# Circuito Gray a 7 segmentos



## kurroman (Sep 19, 2006)

Buenas, mi novia estudia Ingenieria Tecnica Industrial y yo soy Informatico, termine hace tiempo. Ella debe entregar unas practicas pasado mañana de electronica digital para aprobar y a duras penas puedo hecharle una mano (apenas recuerdo lo que son los multiplexores y demas). Hay un ejercicio que no sabemos resolver.

Es un sistema que da valores del 0 al 15 en Gray de 4 bits y se debe visualizar los valores en un display de 7 segmentos. Del 0 al 9 el punto decimal del display debe estar apagado. Del 10 al 15 encendido.

Se dispone de 4 multiplexores cuadruples de 2 entradas 74157, decodificadores octales 74138 puertas AND Y NAND de 2,3 y 4 entradas y display de 7 segmentos A-G y punto decimal con anodo comun.

En fin, si alguien puede hecharnos un cable...


----------



## jokingo (Sep 25, 2006)

Me imagino que lo de la tabla de la verdad y todo eso ya sabreis hacerlo. El problema es en que no sabeis como visualizar los numeros en el display, es sencillo. Cada numero A,B,C y D (entradas ) esta compuesto por 7 leds, a,b,c,d,e,f y g ( las barritas, salidas ) y lo unico que teneis que hacer es hacer una tabla de la verdad con todos los estados, cada numero tendra que tener encendidos unas salidas determinadas. Una vez hecho esto aplicais para cada en entrada un multiplexador y haceis el circuito en conjunto.


----------



## VichoT (Sep 25, 2006)

Holas.jokingo.creo que estamos algo atrasados jajajaja la respuesta era necesaria para el jueves que paso en fin..para otra persona que llegue al foro con la misma duda aqui va m,i opinion:

CReo que usar logica cableada para ahcer un deco BCD/7 segmentos es mucho trabajo y casi innecesario mejor buscarse un 7447 o 7448 estos CI entregan salida a 7 segmentos con entrada de BCD simple y bonita y para ambas configuracionesde display (anodo comun y catodo comun..respectivamente) 

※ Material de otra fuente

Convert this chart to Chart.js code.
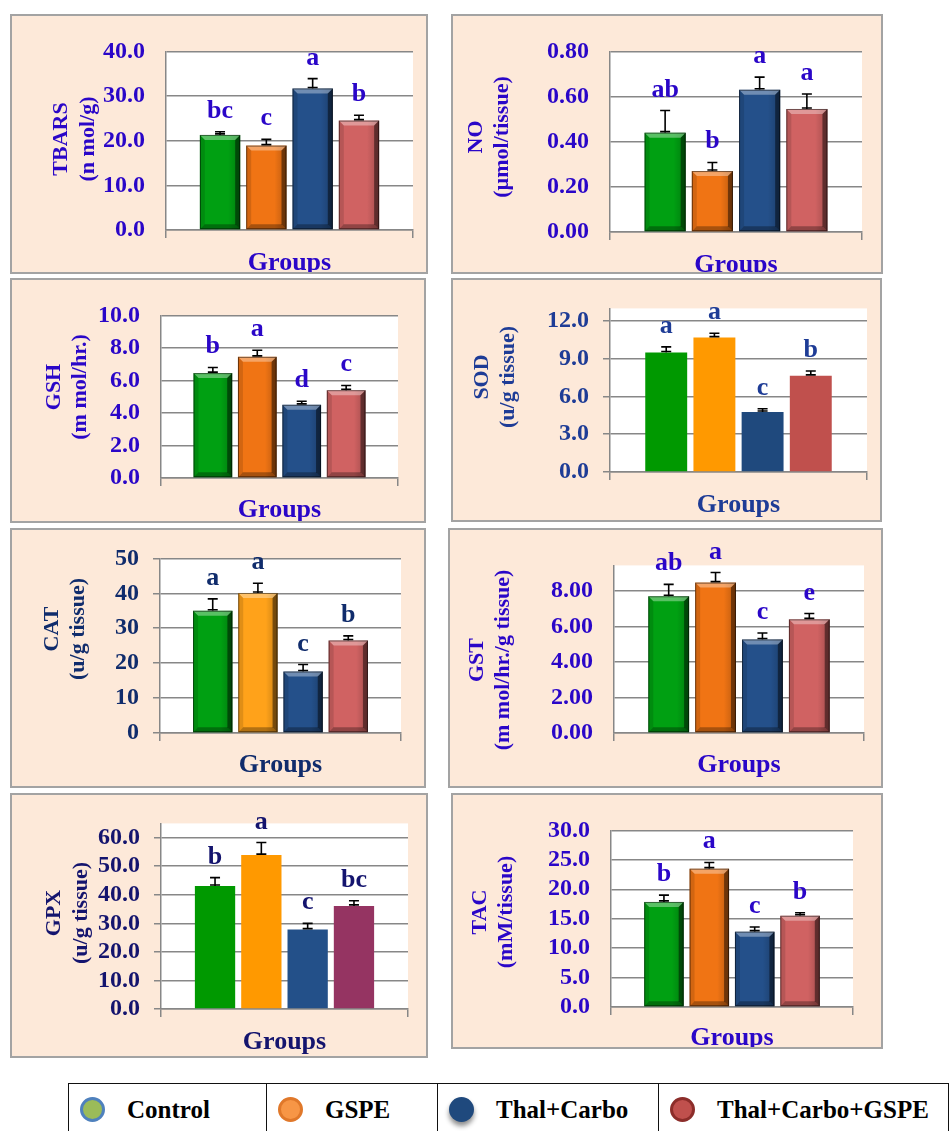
<!DOCTYPE html>
<html>
<head>
<meta charset="utf-8">
<script src="https://cdn.jsdelivr.net/npm/chart.js@4.4.1/dist/chart.umd.min.js"></script>
<style>
  html, body { margin: 0; padding: 0; background: #fff; }
  body { width: 952px; height: 1131px; position: relative; overflow: hidden; font-family: "Liberation Serif", serif; }
  .panel { position: absolute; box-sizing: border-box; border: 2px solid #a3a3a3; background: #fde9d9; overflow: hidden; }
  .panel canvas { position: absolute; left: 0; top: 0; }
  #legend { position: absolute; left: 68px; top: 1083px; border-collapse: collapse; }
  #legend td { border: 1.5px solid #111; height: 52px; padding: 0 0 0 11px; vertical-align: middle; white-space: nowrap;
    font-family: "Liberation Serif", "Times New Roman", serif; font-weight: bold; font-size: 25px; color: #000; }
  #legend .dot { display: inline-block; box-sizing: border-box; width: 25px; height: 25px; border-radius: 50%;
    vertical-align: middle; margin-right: 22px; position: relative; top: -2px; }
</style>
</head>
<body>
<table id="legend"><tr></tr></table>
<script>
// groups (one bar each, same order in every panel)
const groups = ["Control", "GSPE", "Thal+Carbo", "Thal+Carbo+GSPE"];

// mean, SE and significance letters per parameter
const tbarsMean = [21.3, 18.9, 31.7, 24.5];
const tbarsErr = [0.7, 1.4, 2.2, 1.2];
const tbarsSig = ["bc", "c", "a", "b"];

const noMean = [0.44, 0.27, 0.63, 0.545];
const noErr = [0.098, 0.038, 0.056, 0.066];
const noSig = ["ab", "b", "a", "a"];

const gshMean = [6.45, 7.45, 4.5, 5.4];
const gshErr = [0.35, 0.41, 0.22, 0.29];
const gshSig = ["b", "a", "d", "c"];

const sodMean = [9.5, 10.68, 4.77, 7.64];
const sodErr = [0.44, 0.34, 0.26, 0.39];
const sodSig = ["a", "a", "c", "b"];

const catMean = [35.0, 40.1, 17.6, 26.5];
const catErr = [3.4, 2.8, 2.0, 1.3];
const catSig = ["a", "a", "c", "b"];

const gstMean = [7.7, 8.47, 5.27, 6.4];
const gstErr = [0.67, 0.57, 0.36, 0.33];
const gstSig = ["ab", "a", "c", "e"];

const gpxMean = [43.1, 53.9, 27.8, 36.1];
const gpxErr = [2.9, 4.4, 2.2, 1.8];
const gpxSig = ["b", "a", "c", "bc"];

const tacMean = [17.85, 23.5, 12.8, 15.5];
const tacErr = [1.15, 1.05, 0.8, 0.5];
const tacSig = ["b", "a", "c", "b"];

// axis titles
const tbarsTitle = ["TBARS", "(n mol/g)"];
const noTitle = ["NO", "(\u00b5mol/tissue)"];
const gshTitle = ["GSH", "(m mol/hr.)"];
const sodTitle = ["SOD", "(u/g tissue)"];
const catTitle = ["CAT", "(u/g tissue)"];
const gstTitle = ["GST", "(m mol/hr./g tissue)"];
const gpxTitle = ["GPX", "(u/g tissue)"];
const tacTitle = ["TAC", "(mM/tissue)"];
const xTitle = "Groups";

// palettes
const bevelColors = ["#00a012", "#f07414", "#24508a", "#d06262"];
const catColors = ["#00a012", "#ffa21a", "#24508a", "#d06262"];
const sodColors = ["#009900", "#ff9900", "#1f497d", "#c0504d"];
const gpxColors = ["#009900", "#ff9900", "#235089", "#953462"];
const legendFill = ["#9bbb59", "#f79646", "#1f497d", "#c0504d"];
const legendRing = ["#4f81bd", "#e0782a", "#1f497d", "#8c2d2a"];

const violet = "#2a06c8";
const gridGray = "#878787";

// box: [left, top, width, height]  plot: [left, top, right, bottom] (page px)
const panels = [
  { mean: tbarsMean, err: tbarsErr, sig: tbarsSig, title: tbarsTitle, colors: bevelColors, bevel: true,
    box: [10, 14, 418, 260], plot: [166, 48, 413, 230], max: 40, step: 10, dec: 1, marks: false,
    color: violet, titleX: [61, 88], titleY: 139, groupsY: 270 },
  { mean: noMean, err: noErr, sig: noSig, title: noTitle, colors: bevelColors, bevel: true,
    box: [451, 14, 432, 260], plot: [610, 36, 862, 232], max: 0.8, step: 0.2, dec: 2, marks: false,
    color: violet, titleX: [476, 502], titleY: 137, groupsY: 272 },
  { mean: gshMean, err: gshErr, sig: gshSig, title: gshTitle, colors: bevelColors, bevel: true,
    box: [10, 278, 416, 245], plot: [161, 307, 398, 478], max: 10, step: 2, dec: 1, marks: false,
    color: violet, titleX: [54, 80], titleY: 387, groupsY: 517 },
  { mean: sodMean, err: sodErr, sig: sodSig, title: sodTitle, colors: sodColors, bevel: false,
    box: [451, 278, 431, 244], plot: [610, 303, 867, 472], max: 13, step: 3, dec: 1, marks: true,
    color: "#1e3c96", titleX: [482, 508], titleY: 377, groupsY: 512 },
  { mean: catMean, err: catErr, sig: catSig, title: catTitle, colors: catColors, bevel: true,
    box: [10, 528, 416, 260], plot: [160, 553, 401, 733], max: 50, step: 10, dec: 0, marks: true,
    color: "#102c6c", titleX: [52, 78], titleY: 629, groupsY: 772 },
  { mean: gstMean, err: gstErr, sig: gstSig, title: gstTitle, colors: bevelColors, bevel: true,
    box: [448, 528, 435, 260], plot: [614, 552, 864, 733], max: 9.44, step: 2, dec: 2, marks: false,
    color: violet, titleX: [477, 503], titleY: 660, groupsY: 772 },
  { mean: gpxMean, err: gpxErr, sig: gpxSig, title: gpxTitle, colors: gpxColors, bevel: false,
    box: [10, 793, 418, 265], plot: [161, 818, 408, 1009], max: 65, step: 10, dec: 1, marks: true,
    color: "#14146e", titleX: [54, 81], titleY: 913, groupsY: 1049 },
  { mean: tacMean, err: tacErr, sig: tacSig, title: tacTitle, colors: bevelColors, bevel: true,
    box: [451, 793, 432, 256], plot: [611, 817, 853, 1007], max: 30, step: 5, dec: 1, marks: false,
    color: violet, titleX: [480, 506], titleY: 912, groupsY: 1045 },
];

const serif = '"Liberation Serif", "Times New Roman", serif';

function drawBevel(ctx, x0, x1, y0, y1) {
  const b = Math.min(5, (x1 - x0) / 4, (y1 - y0) / 4);
  const poly = (pts, fill) => {
    ctx.beginPath();
    pts.forEach(([px, py], k) => (k ? ctx.lineTo(px, py) : ctx.moveTo(px, py)));
    ctx.closePath();
    ctx.fillStyle = fill;
    ctx.fill();
  };
  const g = ctx.createLinearGradient(x0, 0, x1, 0);
  g.addColorStop(0, "rgba(0,0,0,0)");
  g.addColorStop(0.7, "rgba(0,0,0,0)");
  g.addColorStop(1, "rgba(0,0,0,0.22)");
  ctx.fillStyle = g;
  ctx.fillRect(x0, y0, x1 - x0, y1 - y0);
  poly([[x0, y0], [x1, y0], [x1 - b, y0 + b], [x0 + b, y0 + b]], "rgba(255,255,255,0.35)");
  poly([[x0, y0], [x0 + b, y0 + b], [x0 + b, y1 - b], [x0, y1]], "rgba(0,0,0,0.12)");
  poly([[x1, y0], [x1, y1], [x1 - b, y1 - b], [x1 - b, y0 + b]], "rgba(0,0,0,0.45)");
  poly([[x0, y1], [x1, y1], [x1 - b, y1 - b], [x0 + b, y1 - b]], "rgba(0,0,0,0.3)");
  ctx.strokeStyle = "rgba(0,0,0,0.5)";
  ctx.lineWidth = 1;
  ctx.strokeRect(x0 + 0.5, y0 + 0.5, x1 - x0 - 1, y1 - y0 - 1);
}

function makePanel(p) {
  const [bx, by, bw, bh] = p.box;
  const cx = bx + 2, cy = by + 2, cw = bw - 4, ch = bh - 4;
  const [L, T, R, B] = p.plot;

  const box = document.createElement("div");
  box.className = "panel";
  box.style.left = bx + "px";
  box.style.top = by + "px";
  box.style.width = bw + "px";
  box.style.height = bh + "px";
  const canvas = document.createElement("canvas");
  canvas.width = cw;
  canvas.height = ch;
  box.appendChild(canvas);
  document.body.appendChild(box);

  const decor = {
    id: "decor",
    beforeDraw(chart) {
      const { ctx, chartArea: a } = chart;
      ctx.save();
      ctx.fillStyle = "#fff";
      ctx.fillRect(a.left, a.top, a.right - a.left, a.bottom - a.top);
      ctx.restore();
    },
    afterDatasetsDraw(chart) {
      const ctx = chart.ctx, y = chart.scales.y;
      ctx.save();
      chart.data.datasets.forEach((ds, i) => {
        const bar = chart.getDatasetMeta(i).data[0];
        const x0 = bar.x - bar.width / 2, x1 = bar.x + bar.width / 2;
        if (p.bevel) drawBevel(ctx, x0, x1, bar.y, bar.base);
        // error bar (upper half, I-shape on the bar)
        const yTop = y.getPixelForValue(p.mean[i] + p.err[i]);
        const yBar = y.getPixelForValue(p.mean[i]);
        ctx.strokeStyle = "#000";
        ctx.lineWidth = 1.6;
        ctx.beginPath();
        ctx.moveTo(bar.x, yBar);
        ctx.lineTo(bar.x, yTop);
        ctx.moveTo(bar.x - 5, yTop);
        ctx.lineTo(bar.x + 5, yTop);
        ctx.moveTo(bar.x - 5, yBar - 1);
        ctx.lineTo(bar.x + 5, yBar - 1);
        ctx.stroke();
        // significance letter
        ctx.fillStyle = p.color;
        ctx.font = "bold 26px " + serif;
        ctx.textAlign = "center";
        ctx.textBaseline = "alphabetic";
        ctx.fillText(p.sig[i], bar.x, yTop - 14);
      });
      ctx.restore();
    },
    afterDraw(chart) {
      const { ctx, chartArea: a } = chart;
      ctx.save();
      ctx.fillStyle = p.color;
      ctx.textAlign = "center";
      ctx.textBaseline = "middle";
      ctx.font = "bold 22px " + serif;
      p.title.forEach((line, k) => {
        ctx.save();
        ctx.translate(p.titleX[k] - cx, p.titleY - cy);
        ctx.rotate(-Math.PI / 2);
        ctx.fillText(line, 0, 0);
        ctx.restore();
      });
      ctx.font = "bold 26px " + serif;
      ctx.textBaseline = "alphabetic";
      ctx.fillText(xTitle, (a.left + a.right) / 2, p.groupsY - cy);
      ctx.restore();
    },
  };

  new Chart(canvas, {
    type: "bar",
    data: {
      labels: [xTitle],
      datasets: groups.map((g, i) => ({
        label: g,
        data: [p.mean[i]],
        backgroundColor: p.colors[i],
        borderWidth: 0,
        categoryPercentage: 0.75,
        barPercentage: 0.87,
      })),
    },
    options: {
      responsive: false,
      animation: false,
      events: [],
      layout: { padding: { left: 0, top: T - cy, right: cw - (R - cx), bottom: 0 } },
      plugins: { legend: { display: false }, tooltip: { enabled: false } },
      scales: {
        x: {
          grid: { display: true, drawOnChartArea: false, drawTicks: true, tickLength: 8, color: gridGray, lineWidth: 1.5 },
          border: { display: true, color: gridGray, width: 1.5 },
          ticks: { display: false },
          afterFit: (s) => { s.height = ch - (B - cy); },
        },
        y: {
          min: 0,
          max: p.max,
          grid: { color: gridGray, lineWidth: 1.5, drawTicks: p.marks, tickLength: 7 },
          border: { display: true, color: gridGray, width: 1.5 },
          ticks: {
            stepSize: p.step,
            includeBounds: false,
            autoSkip: false,
            padding: p.marks ? 14 : 21,
            color: p.color,
            font: { family: serif, weight: "bold", size: 24 },
            callback: (v) => v.toFixed(p.dec),
          },
          afterFit: (s) => { s.width = L - cx; },
        },
      },
    },
    plugins: [decor],
  });
}

panels.forEach(makePanel);

// legend table
const row = document.querySelector("#legend tr");
const cellWidths = [198, 171, 221, 290];
groups.forEach((g, i) => {
  const td = document.createElement("td");
  td.style.width = cellWidths[i] - 12 + "px";
  const dot = document.createElement("span");
  dot.className = "dot";
  dot.style.background = legendFill[i];
  if (i === 2) {
    dot.style.boxShadow = "0 4px 5px rgba(0,0,0,0.45)";
  } else {
    dot.style.border = "3px solid " + legendRing[i];
  }
  td.appendChild(dot);
  td.appendChild(document.createTextNode(g));
  row.appendChild(td);
});
</script>
</body>
</html>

OTra cosa eso de codigo Gray hace tiempo que lo escuche pero no recuerdo que es  alguien podria explicarme porfa.

BYE!


----------



## jokingo (Sep 26, 2006)

Ya siento no haberlo visto antes, pero si algun otro tiene la misma duda quiza este hilo le pueda ayudar... ; )

Te explico pq se invento primero el codigo de gray, despues seguro que tu mismo te das cuenta de las utilidades y demas. 

Cuando se empezo a utilizar el codigo binario para circuitos donde la lectura del codigo era muy rapido ( por ejemplo encoders ), se dieron cuenta de que la lectura del codigo daba problemas debido al cambio de dos bit a la vez en algunos de los cambios de secuencia. Por ello inventaron un codigo en el que en todos los cambios de secuencia solo hubiese el cambio de un bit. Ese fue el codigo Gray. Para utilizarlo en la practica se hicieron unas plantillas que siguiesen esas secuencias, en este hilo tienes la plantilla del codigo gray:

https://www.forosdeelectronica.com/f16/encoders-informacion-tecnica-25/

Logicamente tb se busco facilidad para hacer el cambio de binario a gray y viceversa. Para no hacerlo complicado y confuso. Y la forma mas facil de hacer el cambio ( imagina que escribes el codigo en binario y debajo de el vas a escribir el gray, para hacer el cambio es mas facil asi ), entonces bajariamos el 1º ( msb ) numero binario que se convertiria en el primer numero de gray ( siempre sera un 1 pq el cero en esa posicion no tiene importancia ), para sacar el 2º msb se sumaran el 1º msb y el 2º msb del binario y se bajara, para sacar el 3º msb del gray se sumaran el 2º del binario y el 3º del binario y asi hasta que acabes. El resto de las sumas no tiene importancia.

ejemplo:

Binario: 1 0 1 0
Gray:    1 1 1 1

Para hacer el camio de Gray a Binario es cojer el msb del gray y bajarlo ( sera siempre un 1, puesto que el cero no tiene importancia en esa posicion ), sumar ese numero bajado al siguiente numero del gray y bajarlo ( sera el 2º msb del binario ), ahora sumar el 2 msb de binario y el 3º numero del gray y bajarlo ( sera el 3º msb del binario ) y asi hasta que acabes. No se tienen en cuenta los restos de las sumas.

ejemplo:

Gray:    1 1 0 1
Binario: 1 0 0 1

Si tienes alguna duda pregunta, pq explicar estas cosas en un foro sin tener una pizarra se me hace complicado ; ). Sera falta de experiencia...

Un saludo!!


----------



## VichoT (Sep 26, 2006)

Hoalas.Jokingo.Muchas gracias por tu tiempo y explicacion y no te preocupes no soy tan porro como para depender de una pizara jajajaja.

BYE!


----------